Looking Ahead: What to Watch

Key signals to track in the coming months include:

  • Upcoming major funding rounds: Will larger Series C/D rounds maintain pace? Will Indian startups cross billion-dollar valuations again?
  • Exit activity: IPOs, mergers & acquisitions — a flow of exits will validate the ecosystem’s maturity and encourage fresh capital.
  • Regional funding growth: Will non-metro startups receive more attention and resources? Will states proactively build startup-friendly policies?
  • Sector-shifts: Which new domains beyond fintech/commerce register significant funding (e.g., climate tech, deep-tech, quantum, space)?
  • Policy and regulatory environment: Changes in tax treatment, ease of doing business, data localisation and startup-incentives will matter for sustained investment flows.

Conclusion

India’s startup funding surge in late October 2025 is a timely and encouraging signal. While headline figures matter, the deeper story lies in the diversification of sectors, broadening of investor interest and regional spread of activity. The week’s US $371 million raise across 30 deals is more than a number—it is a marker of India’s innovation ecosystem gaining momentum.

Still, the journey ahead will test this momentum: execution, value-creation and ecosystem depth will define whether this funding wave translates into tangible economic outcomes.

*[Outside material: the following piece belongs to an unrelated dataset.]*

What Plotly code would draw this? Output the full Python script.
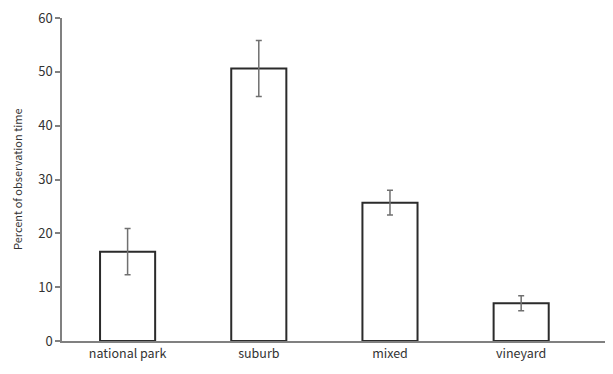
import plotly.graph_objects as go

categories = ["national park", "suburb", "mixed", "vineyard"]
values = [16.6, 50.6, 25.7, 7.0]
errors = [4.3, 5.2, 2.3, 1.4]
y_ticks = [0, 10, 20, 30, 40, 50, 60]
y_title = "Percent of observation time"

W, H = 605, 366
L, R, T, B = 54, 0, 10, 33
plot_w = W - L - R

fig = go.Figure()
fig.add_trace(go.Bar(
    x=categories, y=values,
    width=0.42,
    marker=dict(color="white", line=dict(color="#2b2b2b", width=2)),
    error_y=dict(type="data", array=errors, visible=True,
                 color="#707070", thickness=1.5, width=3),
))

fig.add_annotation(
    text=y_title, textangle=-90,
    xref="paper", yref="paper", x=(8.5 - L) / plot_w, y=0.5,
    xanchor="center", yanchor="middle", showarrow=False,
    font=dict(size=11, color="#333333"),
)

fig.update_layout(
    width=W, height=H,
    margin=dict(l=L, r=R, t=T, b=B, autoexpand=False),
    paper_bgcolor="white", plot_bgcolor="white",
    showlegend=False,
    font=dict(family="Noto Sans CJK KR, Open Sans, sans-serif", color="#404040", size=12),
    xaxis=dict(
        type="category", range=[-0.5, 3.7],
        showline=True, linecolor="#808080", linewidth=1.5,
        ticks="", showgrid=False, zeroline=False,
        tickfont=dict(size=12.5, color="#333333"),
    ),
    yaxis=dict(
        range=[0, 60], tickvals=y_ticks,
        showline=True, linecolor="#808080", linewidth=1.5,
        ticks="outside", ticklen=5, tickcolor="#808080", tickwidth=1.5,
        showgrid=False, zeroline=False, ticklabeloverflow="allow",
        tickfont=dict(size=13, color="#333333"),
    ),
)

fig.write_html("out.html")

If India can channel this capital into scale-ups, job creation, technology leadership and regional innovation hubs, the 2020s could become the decade of Indian tech ascendancy.

For entrepreneurs, investors and policymakers alike, now is the time to convert optimism into action. The capital is flowing — the next challenge is to deliver. India’s startup ecosystem may be entering a new growth phase; how it plays out will have profound implications for the economy, technology-landscape and global positioning of the country.